'Bomb cyclone' hits U.S. states, causing historic flooding, snowfall
On Wednesday, March 13, 2019, a "bomb cyclone" hit many states and brought many horrors to those who reside in the states of Colorado, Illinois, Nebraska, Missouri, and Iowa. Some of the states are dealing with flooding, while others are dealing with blizzards. Winds of roughly 100 mph were slamming into many Texas towns, whilst New Mexico and other states were only dealing with winds roughly 30 to 50 mph.
The "bomb cyclone" was still heading for other Midwest states on Thursday, March 14, causing tornado watches in the following states: Arkansas, Mississippi, and Tennessee. With Colorado and Texas being seen as the hardest hit, many schools are closed or without power.

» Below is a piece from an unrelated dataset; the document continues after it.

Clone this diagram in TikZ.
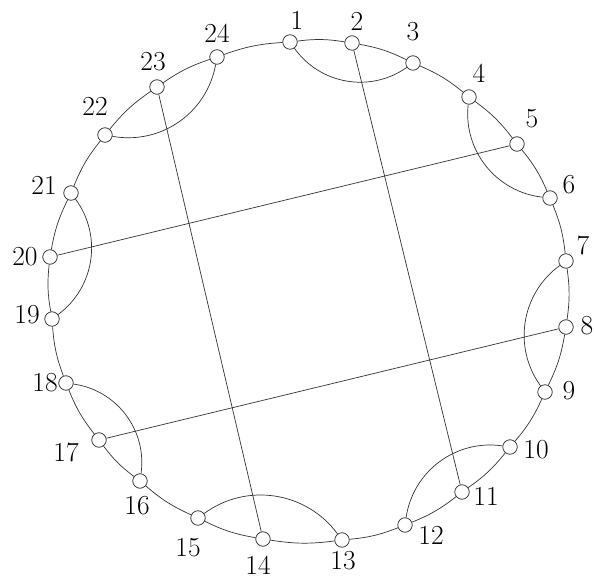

Denver, the city hardest hit by the story system, is suffering from 45 inches of snow, although there are blizzard and avalanche warnings throughout Colorado. In South Dakota, where there are at least 15 inches of snow, state offices have been closed in over 39 counties.
At least one person has died, two are missing, and over 900 are staying inside temporary shelters. With roughly 175,000 people without power, the rate of suffering from cold and freezing waters is rising.
Many say that Denver International Airport was hit the hardest. There, rescuers and airport workers are handing out blankets and supplies to those stuck at the airport because the flights were delayed.
Located in Nebraska, Offutt Air Force Base, which is a key factor in America's nuclear attack responses, has suffered devastating flooding. Flood waters covered nearly 3,000 feet of the 11,700 foot runway, and 60 buildings in the southern part of the base were flooded, as well, 30 of which had at least eight feet of water inside of them.